■ GIVEN REQUEST
Transcribe the whole listing without a single picture.

## Start GIVEN INFORMATION

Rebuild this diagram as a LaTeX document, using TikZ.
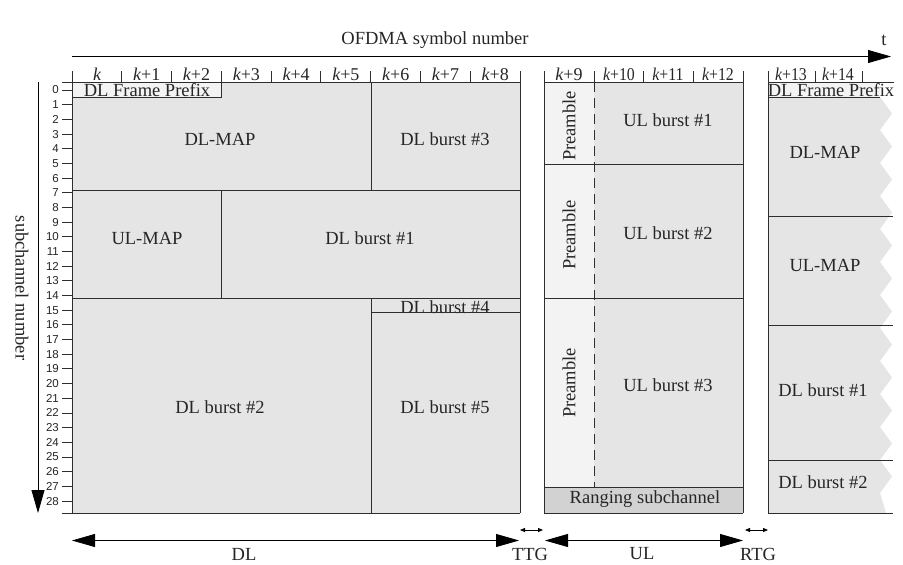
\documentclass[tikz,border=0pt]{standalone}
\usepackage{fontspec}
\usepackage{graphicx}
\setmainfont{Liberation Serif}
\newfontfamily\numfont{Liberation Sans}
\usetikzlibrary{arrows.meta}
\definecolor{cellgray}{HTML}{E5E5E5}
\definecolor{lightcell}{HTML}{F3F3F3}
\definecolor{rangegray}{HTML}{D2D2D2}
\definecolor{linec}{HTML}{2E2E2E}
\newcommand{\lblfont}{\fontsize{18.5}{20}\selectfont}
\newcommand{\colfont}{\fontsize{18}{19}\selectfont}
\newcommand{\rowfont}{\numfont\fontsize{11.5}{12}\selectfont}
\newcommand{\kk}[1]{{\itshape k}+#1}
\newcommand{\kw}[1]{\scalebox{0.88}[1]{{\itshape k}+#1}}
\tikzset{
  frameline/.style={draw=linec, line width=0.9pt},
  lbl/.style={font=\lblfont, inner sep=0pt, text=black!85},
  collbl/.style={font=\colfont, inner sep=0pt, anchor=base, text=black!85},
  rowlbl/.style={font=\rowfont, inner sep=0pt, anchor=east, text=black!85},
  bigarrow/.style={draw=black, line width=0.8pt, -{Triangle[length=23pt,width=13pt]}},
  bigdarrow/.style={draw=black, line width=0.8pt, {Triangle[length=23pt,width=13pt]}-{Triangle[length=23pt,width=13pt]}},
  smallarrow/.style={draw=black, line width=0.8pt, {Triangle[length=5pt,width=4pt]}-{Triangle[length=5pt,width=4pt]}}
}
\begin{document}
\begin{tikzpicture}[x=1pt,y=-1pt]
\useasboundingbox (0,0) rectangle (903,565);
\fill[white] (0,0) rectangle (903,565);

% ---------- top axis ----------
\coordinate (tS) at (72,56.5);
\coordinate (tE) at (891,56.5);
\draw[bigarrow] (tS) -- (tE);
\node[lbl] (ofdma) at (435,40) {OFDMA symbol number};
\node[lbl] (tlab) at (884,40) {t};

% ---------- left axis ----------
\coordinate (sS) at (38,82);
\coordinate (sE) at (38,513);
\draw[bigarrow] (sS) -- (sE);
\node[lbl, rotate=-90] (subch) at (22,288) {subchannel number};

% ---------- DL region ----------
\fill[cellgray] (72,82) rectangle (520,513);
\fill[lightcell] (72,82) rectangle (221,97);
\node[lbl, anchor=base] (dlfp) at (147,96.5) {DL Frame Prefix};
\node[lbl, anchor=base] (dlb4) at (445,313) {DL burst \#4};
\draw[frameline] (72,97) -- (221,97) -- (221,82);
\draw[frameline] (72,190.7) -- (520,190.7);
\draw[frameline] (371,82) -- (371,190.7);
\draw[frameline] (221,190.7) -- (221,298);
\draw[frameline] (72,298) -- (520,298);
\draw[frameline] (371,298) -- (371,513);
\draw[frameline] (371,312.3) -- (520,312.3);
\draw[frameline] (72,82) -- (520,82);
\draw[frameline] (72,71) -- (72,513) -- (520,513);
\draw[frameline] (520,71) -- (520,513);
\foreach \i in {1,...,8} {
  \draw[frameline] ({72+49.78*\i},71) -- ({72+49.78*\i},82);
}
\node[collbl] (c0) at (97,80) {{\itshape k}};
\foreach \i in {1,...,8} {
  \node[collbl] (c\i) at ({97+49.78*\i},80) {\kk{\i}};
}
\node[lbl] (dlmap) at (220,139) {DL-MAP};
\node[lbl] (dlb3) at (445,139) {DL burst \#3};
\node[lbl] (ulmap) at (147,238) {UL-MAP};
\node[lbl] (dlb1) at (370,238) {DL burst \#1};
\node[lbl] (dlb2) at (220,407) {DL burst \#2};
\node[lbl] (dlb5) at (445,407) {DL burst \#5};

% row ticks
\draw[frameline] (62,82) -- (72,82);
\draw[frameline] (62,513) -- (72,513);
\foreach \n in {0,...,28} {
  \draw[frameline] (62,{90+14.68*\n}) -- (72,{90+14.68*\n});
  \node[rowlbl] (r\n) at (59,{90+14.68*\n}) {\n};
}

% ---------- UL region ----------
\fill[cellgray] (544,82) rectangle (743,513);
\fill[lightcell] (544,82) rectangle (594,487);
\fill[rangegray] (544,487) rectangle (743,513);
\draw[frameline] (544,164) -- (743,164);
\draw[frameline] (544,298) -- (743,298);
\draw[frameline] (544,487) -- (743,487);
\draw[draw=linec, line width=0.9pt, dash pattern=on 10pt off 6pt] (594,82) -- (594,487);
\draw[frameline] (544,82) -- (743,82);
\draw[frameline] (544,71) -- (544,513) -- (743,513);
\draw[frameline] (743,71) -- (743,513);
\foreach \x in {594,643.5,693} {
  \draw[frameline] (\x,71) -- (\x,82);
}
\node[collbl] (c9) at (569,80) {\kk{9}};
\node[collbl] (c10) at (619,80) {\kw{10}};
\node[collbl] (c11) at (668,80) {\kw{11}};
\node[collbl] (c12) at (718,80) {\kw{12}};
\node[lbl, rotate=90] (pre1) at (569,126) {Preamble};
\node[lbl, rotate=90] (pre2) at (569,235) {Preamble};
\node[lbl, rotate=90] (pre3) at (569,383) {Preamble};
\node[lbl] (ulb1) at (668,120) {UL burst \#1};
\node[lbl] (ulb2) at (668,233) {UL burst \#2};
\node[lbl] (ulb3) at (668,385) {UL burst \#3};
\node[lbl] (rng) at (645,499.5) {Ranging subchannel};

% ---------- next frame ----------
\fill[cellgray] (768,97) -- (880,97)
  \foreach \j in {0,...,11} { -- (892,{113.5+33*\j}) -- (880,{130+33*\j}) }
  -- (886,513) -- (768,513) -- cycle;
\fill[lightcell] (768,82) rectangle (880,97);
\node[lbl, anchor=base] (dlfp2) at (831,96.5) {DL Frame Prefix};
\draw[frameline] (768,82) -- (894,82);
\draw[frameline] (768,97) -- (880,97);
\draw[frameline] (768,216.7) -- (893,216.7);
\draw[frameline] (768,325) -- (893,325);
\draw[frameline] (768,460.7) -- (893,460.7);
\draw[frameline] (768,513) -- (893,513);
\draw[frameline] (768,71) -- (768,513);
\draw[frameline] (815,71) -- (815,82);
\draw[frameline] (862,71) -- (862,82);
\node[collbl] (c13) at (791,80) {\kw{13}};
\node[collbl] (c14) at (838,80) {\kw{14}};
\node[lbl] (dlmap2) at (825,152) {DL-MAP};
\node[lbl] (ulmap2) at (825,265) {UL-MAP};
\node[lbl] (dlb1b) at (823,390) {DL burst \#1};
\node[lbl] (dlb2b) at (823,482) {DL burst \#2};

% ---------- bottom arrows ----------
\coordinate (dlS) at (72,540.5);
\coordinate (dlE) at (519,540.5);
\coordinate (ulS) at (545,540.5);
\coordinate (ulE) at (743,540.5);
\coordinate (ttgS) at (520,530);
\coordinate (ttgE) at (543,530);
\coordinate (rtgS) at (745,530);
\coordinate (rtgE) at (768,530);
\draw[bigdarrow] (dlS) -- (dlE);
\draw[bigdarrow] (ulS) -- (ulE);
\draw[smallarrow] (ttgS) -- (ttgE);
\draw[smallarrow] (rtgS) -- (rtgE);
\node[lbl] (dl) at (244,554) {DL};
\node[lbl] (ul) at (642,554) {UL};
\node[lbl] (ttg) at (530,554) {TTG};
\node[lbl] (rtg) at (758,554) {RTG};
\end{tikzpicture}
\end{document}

## End GIVEN INFORMATION

■ EXERCISE SOLUTION
Rebuild this diagram as a LaTeX document, using TikZ.
\documentclass[tikz,border=0pt]{standalone}
\usepackage{fontspec}
\usepackage{graphicx}
\setmainfont{Liberation Serif}
\newfontfamily\numfont{Liberation Sans}
\usetikzlibrary{arrows.meta}
\definecolor{cellgray}{HTML}{E5E5E5}
\definecolor{lightcell}{HTML}{F3F3F3}
\definecolor{rangegray}{HTML}{D2D2D2}
\definecolor{linec}{HTML}{2E2E2E}
\newcommand{\lblfont}{\fontsize{18.5}{20}\selectfont}
\newcommand{\colfont}{\fontsize{18}{19}\selectfont}
\newcommand{\rowfont}{\numfont\fontsize{11.5}{12}\selectfont}
\newcommand{\kk}[1]{{\itshape k}+#1}
\newcommand{\kw}[1]{\scalebox{0.88}[1]{{\itshape k}+#1}}
\tikzset{
  frameline/.style={draw=linec, line width=0.9pt},
  lbl/.style={font=\lblfont, inner sep=0pt, text=black!85},
  collbl/.style={font=\colfont, inner sep=0pt, anchor=base, text=black!85},
  rowlbl/.style={font=\rowfont, inner sep=0pt, anchor=east, text=black!85},
  bigarrow/.style={draw=black, line width=0.8pt, -{Triangle[length=23pt,width=13pt]}},
  bigdarrow/.style={draw=black, line width=0.8pt, {Triangle[length=23pt,width=13pt]}-{Triangle[length=23pt,width=13pt]}},
  smallarrow/.style={draw=black, line width=0.8pt, {Triangle[length=5pt,width=4pt]}-{Triangle[length=5pt,width=4pt]}}
}
\begin{document}
\begin{tikzpicture}[x=1pt,y=-1pt]
\useasboundingbox (0,0) rectangle (903,565);
\fill[white] (0,0) rectangle (903,565);

% ---------- top axis ----------
\coordinate (tS) at (72,56.5);
\coordinate (tE) at (891,56.5);
\draw[bigarrow] (tS) -- (tE);
\node[lbl] (ofdma) at (435,40) {OFDMA symbol number};
\node[lbl] (tlab) at (884,40) {t};

% ---------- left axis ----------
\coordinate (sS) at (38,82);
\coordinate (sE) at (38,513);
\draw[bigarrow] (sS) -- (sE);
\node[lbl, rotate=-90] (subch) at (22,288) {subchannel number};

% ---------- DL region ----------
\fill[cellgray] (72,82) rectangle (520,513);
\fill[lightcell] (72,82) rectangle (221,97);
\node[lbl, anchor=base] (dlfp) at (147,96.5) {DL Frame Prefix};
\node[lbl, anchor=base] (dlb4) at (445,313) {DL burst \#4};
\draw[frameline] (72,97) -- (221,97) -- (221,82);
\draw[frameline] (72,190.7) -- (520,190.7);
\draw[frameline] (371,82) -- (371,190.7);
\draw[frameline] (221,190.7) -- (221,298);
\draw[frameline] (72,298) -- (520,298);
\draw[frameline] (371,298) -- (371,513);
\draw[frameline] (371,312.3) -- (520,312.3);
\draw[frameline] (72,82) -- (520,82);
\draw[frameline] (72,71) -- (72,513) -- (520,513);
\draw[frameline] (520,71) -- (520,513);
\foreach \i in {1,...,8} {
  \draw[frameline] ({72+49.78*\i},71) -- ({72+49.78*\i},82);
}
\node[collbl] (c0) at (97,80) {{\itshape k}};
\foreach \i in {1,...,8} {
  \node[collbl] (c\i) at ({97+49.78*\i},80) {\kk{\i}};
}
\node[lbl] (dlmap) at (220,139) {DL-MAP};
\node[lbl] (dlb3) at (445,139) {DL burst \#3};
\node[lbl] (ulmap) at (147,238) {UL-MAP};
\node[lbl] (dlb1) at (370,238) {DL burst \#1};
\node[lbl] (dlb2) at (220,407) {DL burst \#2};
\node[lbl] (dlb5) at (445,407) {DL burst \#5};

% row ticks
\draw[frameline] (62,82) -- (72,82);
\draw[frameline] (62,513) -- (72,513);
\foreach \n in {0,...,28} {
  \draw[frameline] (62,{90+14.68*\n}) -- (72,{90+14.68*\n});
  \node[rowlbl] (r\n) at (59,{90+14.68*\n}) {\n};
}

% ---------- UL region ----------
\fill[cellgray] (544,82) rectangle (743,513);
\fill[lightcell] (544,82) rectangle (594,487);
\fill[rangegray] (544,487) rectangle (743,513);
\draw[frameline] (544,164) -- (743,164);
\draw[frameline] (544,298) -- (743,298);
\draw[frameline] (544,487) -- (743,487);
\draw[draw=linec, line width=0.9pt, dash pattern=on 10pt off 6pt] (594,82) -- (594,487);
\draw[frameline] (544,82) -- (743,82);
\draw[frameline] (544,71) -- (544,513) -- (743,513);
\draw[frameline] (743,71) -- (743,513);
\foreach \x in {594,643.5,693} {
  \draw[frameline] (\x,71) -- (\x,82);
}
\node[collbl] (c9) at (569,80) {\kk{9}};
\node[collbl] (c10) at (619,80) {\kw{10}};
\node[collbl] (c11) at (668,80) {\kw{11}};
\node[collbl] (c12) at (718,80) {\kw{12}};
\node[lbl, rotate=90] (pre1) at (569,126) {Preamble};
\node[lbl, rotate=90] (pre2) at (569,235) {Preamble};
\node[lbl, rotate=90] (pre3) at (569,383) {Preamble};
\node[lbl] (ulb1) at (668,120) {UL burst \#1};
\node[lbl] (ulb2) at (668,233) {UL burst \#2};
\node[lbl] (ulb3) at (668,385) {UL burst \#3};
\node[lbl] (rng) at (645,499.5) {Ranging subchannel};

% ---------- next frame ----------
\fill[cellgray] (768,97) -- (880,97)
  \foreach \j in {0,...,11} { -- (892,{113.5+33*\j}) -- (880,{130+33*\j}) }
  -- (886,513) -- (768,513) -- cycle;
\fill[lightcell] (768,82) rectangle (880,97);
\node[lbl, anchor=base] (dlfp2) at (831,96.5) {DL Frame Prefix};
\draw[frameline] (768,82) -- (894,82);
\draw[frameline] (768,97) -- (880,97);
\draw[frameline] (768,216.7) -- (893,216.7);
\draw[frameline] (768,325) -- (893,325);
\draw[frameline] (768,460.7) -- (893,460.7);
\draw[frameline] (768,513) -- (893,513);
\draw[frameline] (768,71) -- (768,513);
\draw[frameline] (815,71) -- (815,82);
\draw[frameline] (862,71) -- (862,82);
\node[collbl] (c13) at (791,80) {\kw{13}};
\node[collbl] (c14) at (838,80) {\kw{14}};
\node[lbl] (dlmap2) at (825,152) {DL-MAP};
\node[lbl] (ulmap2) at (825,265) {UL-MAP};
\node[lbl] (dlb1b) at (823,390) {DL burst \#1};
\node[lbl] (dlb2b) at (823,482) {DL burst \#2};

% ---------- bottom arrows ----------
\coordinate (dlS) at (72,540.5);
\coordinate (dlE) at (519,540.5);
\coordinate (ulS) at (545,540.5);
\coordinate (ulE) at (743,540.5);
\coordinate (ttgS) at (520,530);
\coordinate (ttgE) at (543,530);
\coordinate (rtgS) at (745,530);
\coordinate (rtgE) at (768,530);
\draw[bigdarrow] (dlS) -- (dlE);
\draw[bigdarrow] (ulS) -- (ulE);
\draw[smallarrow] (ttgS) -- (ttgE);
\draw[smallarrow] (rtgS) -- (rtgE);
\node[lbl] (dl) at (244,554) {DL};
\node[lbl] (ul) at (642,554) {UL};
\node[lbl] (ttg) at (530,554) {TTG};
\node[lbl] (rtg) at (758,554) {RTG};
\end{tikzpicture}
\end{document}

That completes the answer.